Turkey’s Erdoğan uses religion to enhance his political clout in Africa

Nordic Monitor


At an African event held in Istanbul, Turkish President Recep Tayyip Erdoğan capitalized on religion and political sensitivities in Africa to expand his radical Islamist message and extend his government’s influence on the continent.

Speaking at the 3rd African Muslim Religious Leaders Summit, Erdoğan pulled out all the stops in slamming the Western powers and used the occasion to talk about how Turkey has been fighting what he called neo-colonialists and imperialists.

The Africa event was organized by Turkey’s Religious Affairs Directorate (Diyanet), an ideological and political state apparatus tasked with spreading Erdoğan’s political Islamist ideology both inside and outside the country. Under Erdoğan’s rule, the Diyanet’s remit and range of activity have expanded, and it has become an important tool in Turkish foreign policy.

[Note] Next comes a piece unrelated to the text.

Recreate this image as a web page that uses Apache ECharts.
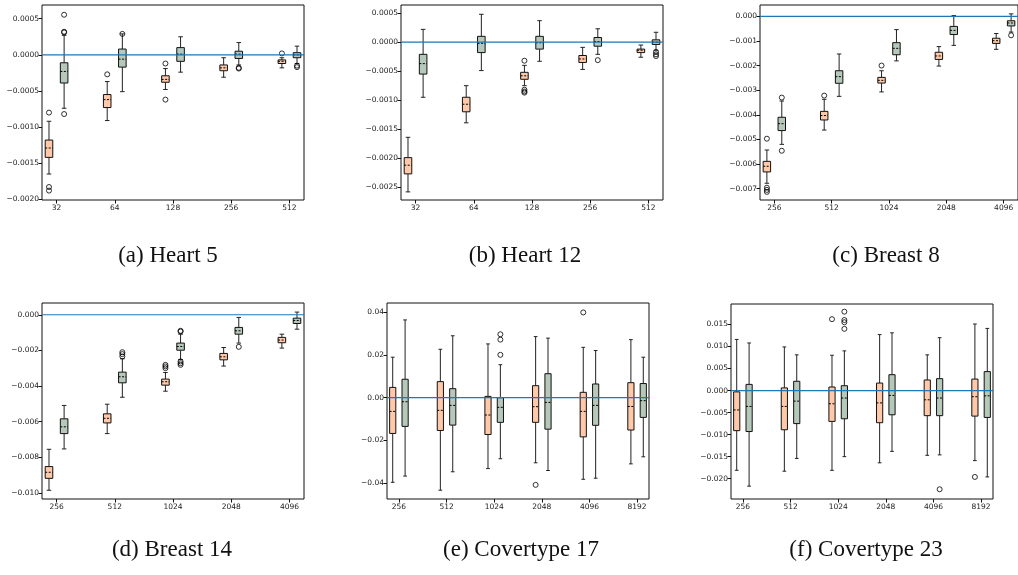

Speaking at the summit, Erdoğan slammed the United Nations and Western countries over the Rwanda genocide and Turkey’s military operation in northern Syria. “The Western world and the UN just watched the brutal killings of 800,000 people in Rwanda over the course of three months. … Those who impose arms embargoes on us today due to Operation Peace Spring [in northern Syria] provided arms and ammunition to the bloody murderers in those days. Despite the ongoing atrocities on the ground, the Western states did not even think of stopping the sale of arms to the murderers,” he said.

In his speech Erdoğan also accused Western states of “being behind the civil war” in Somalia, of “interfering in the conflict” in the Central African Republic and of “supporting the war barons” in Libya.

Moreover, President Erdoğan accused Christian missionaries of changing the demographics of Africa and of converting African Muslims under the protection of the Western powers. “Although only 7 percent of the African population was Christian in the early 1900s, today Christians constitute 55 percent of the continental population. … Muslims have become minorities in many African countries,” Erdoğan said.

President Erdoğan continued lambasting Western countries, saying: “As a country and a people, we have never been after gaining prosperity through any society’s natural resources, work, blood or sweat.  We have never looked down on anyone because of their language, skin color or faith. Turkey has never approached the continent for the sake of its resources of gold, diamonds or oil. Turkey has gone to wherever it has gone to build and develop throughout its history.”

Praising Turkey’s foreign policy approach and his relations with the African people, Erdoğan said: “No matter which country we visit in Africa, both state officials and the people show us genuine affection. Inspired by our faith and values and with this unique past of ours on the continent, we, as Turkey, knock on the door of every friend, heal the wounds of every heart and cooperate with all the countries in Africa. We advocate for the rights of our African brothers and sisters as strongly as we stand up for our rights on international platforms.”


The head of the Diyanet, Ali Erbaş, and President Erdoğan.


He said the volume of trade between Turkey and African countries continues to increase and recently reached $24 billion, expressing determination that it will exceed $50 billion in the near future.

“We increased the number of Turkish embassies on the African continent from 12 to 42,” Erdoğan said, noting that Turkey has also bolstered its presence in Africa through charities and relief agencies such as the Turkish Cooperation and Coordination Agency (TIKA) and the Turkish Red Crescent. “As a result of our efforts, we have brought Turkish-African relations to a level that could not have even been imagined 15 years ago,” Erdoğan noted.

Turkey entered a new period of social, political and cultural transformation under Erdoğan’s rule, starting in 2002. Since then, the structure and activities of the Diyanet have been increasingly synchronized with Justice and Development Party (AKP) policies. President Erdoğan benefited from its network, and the Diyanet became an actor in the imposition of his radical and political Islamist ideology.

In that regard, the Diyanet has assumed a pivotal role in shaping Turkish public opinion on a military operation in northern Syria in accordance with Erdoğan’s political motives. Diyanet President Ali Erbaş recently attended a religious program that took place at the Şahidi Mosque in Muğla to pray for the success of Turkey’s offensive.

“Lord of the Worlds! You said in the Qur’an, ‘It is not you who slew them; it was Allah.’ When our soldiers fire shots, they shoot as is cited in this verse of Yours; let them be accurate. Let them be the victor against the enemy, my Allah! Lord of the Worlds! They are armor to protect your believers. Protect our soldiers with your armor in the best way, my Allah, and protect them against all malice by the enemy!” he prayed.

According to official statistics, the Diyanet manages approximately 87,000 mosques and employs around 120,000 staff, including imams and other religious workers, all of whom are treated as civil servants with regular salaries.